Rain On Me, Chromatica
Tracks like “Rain On Me” are clear in message – dance through the pain. If you ignore how vastly uninteresting it is musically, you can buy into the utopian idea of Chromatica and have a fantastic time. One giant planet of sweaty bodies moving in waves across a dancefloor. “Replay” is a standout but would sound more at home on Dua Lipa’s Future Nostalgia, which might be due to Future Nostalgia embracing 90’s house and it’s light to a greater degree.

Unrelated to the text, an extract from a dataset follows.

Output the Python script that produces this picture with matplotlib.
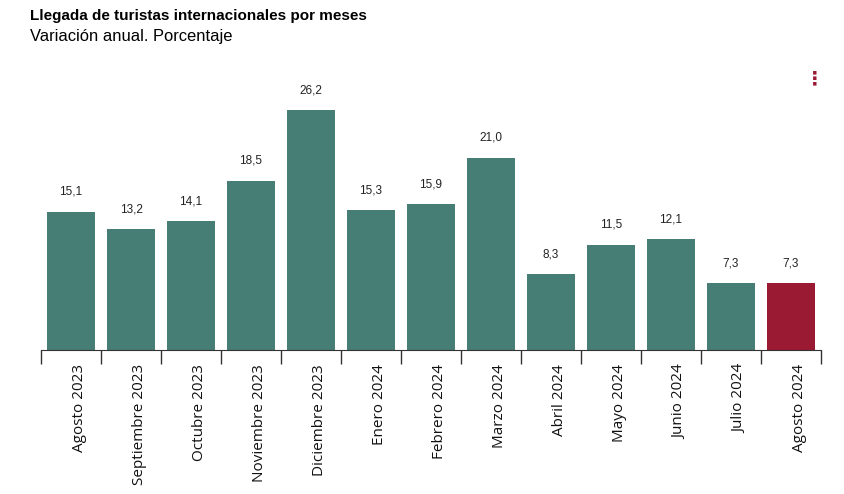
import matplotlib.pyplot as plt
import matplotlib.transforms as mtransforms
import numpy as np

meses = ['Agosto 2023', 'Septiembre 2023', 'Octubre 2023', 'Noviembre 2023',
         'Diciembre 2023', 'Enero 2024', 'Febrero 2024', 'Marzo 2024',
         'Abril 2024', 'Mayo 2024', 'Junio 2024', 'Julio 2024', 'Agosto 2024']
variacion = [15.1, 13.2, 14.1, 18.5, 26.2, 15.3, 15.9, 21.0, 8.3, 11.5, 12.1, 7.3, 7.3]

verde = '#467d74'
rojo = '#9b1a33'

fig = plt.figure(figsize=(8.45, 4.94), dpi=100)
ax = fig.add_axes([41/845, 1-350/494, 780/845, 290/494])

x = np.arange(len(meses))
colores = [verde]*(len(meses)-1) + [rojo]
ax.bar(x, variacion, width=0.8, color=colores)

for xi, v in zip(x, variacion):
    ax.text(xi, v + 1.5, f'{v:.1f}'.replace('.', ','), ha='center', va='bottom',
            fontsize=8.5, family='Liberation Sans', color='#222222')

ax.set_xlim(-0.5, len(meses)-0.5)
ax.set_ylim(0, 31.66)
for s in ['top', 'right', 'left']:
    ax.spines[s].set_visible(False)
ax.spines['bottom'].set_color('#333333')
ax.set_yticks([])
ax.set_xticks(x)
ax.set_xticklabels(meses, rotation=90, fontsize=11, family='Open Sans', va='top',
                   color='#111111')
ax.tick_params(axis='x', which='major', length=0, pad=10)
ax.set_xticks(np.arange(-0.5, len(meses)), minor=True)
ax.tick_params(axis='x', which='minor', length=10, color='#333333', width=1)

# etiquetas desplazadas a la derecha del centro de la barra
desplaza = mtransforms.ScaledTranslation(9/100, 0, fig.dpi_scale_trans)
for lab in ax.get_xticklabels():
    lab.set_transform(lab.get_transform() + desplaza)

fig.text(30/845, 1-16/494, 'Llegada de turistas internacionales por meses',
         fontsize=11, fontweight='bold', family='Liberation Sans', va='center')
fig.text(30/845, 1-36/494, 'Variación anual. Porcentaje',
         fontsize=11.9, family='Liberation Sans', va='center')
fig.text(815/845, 1-79/494, '⋮', fontsize=14, fontweight='bold', color=rojo,
         ha='center', va='center')

plt.savefig('out.png', dpi=100)
plt.close()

This all comes with one caveat – these criticisms only stand when lined up in comparison to Gaga’s past achievements. The anthemic chorus of Bad Romance, the dimly lit but vibrantly creative night of Born This Way’s second half, or the guttural and heart wrenching “Dope” which hit every single emotional beat Chromatica set out to in one song.
“Babylon” is campy and fun beyond words – “That’s gossip! Babble on, battle for your life, babble on!” It’s the sprinkle of personality and fun instrumentation that is sorely missed elsewhere. “1000 Doves” and “Alice” also have their place in any confident catwalking playlist, but the simple truth is Lady Gaga can do better than songs that you’d hear at a Forever 21 during a clearing house sale.
“My name isn’t Alice, but I’ll keep looking for wonderland”
Alice, Chromatica
Remember last year when Miley Cyrus proclaimed she was coming and then she never came? Well, she was on the right track, with the first of her three EPs (the later two never releasing) perfectly encapsulating her talents and musical histories. It was confident in sound, abrasive in some points but sultry and country in others – a matured and self-aware culmination after a rollercoaster decade of genre hopping, similar to Gaga.
So why couldn’t Gaga do the same? Are we to believe she predicted the state of the world in 2020, positioning the album as a dance floor away from the outside world? An escape-pod to a euphoria that is everyday more fleeting?
Unfortunately, no. If Gaga albums were all planets, the others would be worth visiting first. Chromatica is a small misstep in the journey towards her magnum opus, a world beyond simple dance tracks, a world where all things are intentionally unequal, so that lows can frame highs, the entire gamut of Gaga’s emotional and musical talents fully realized.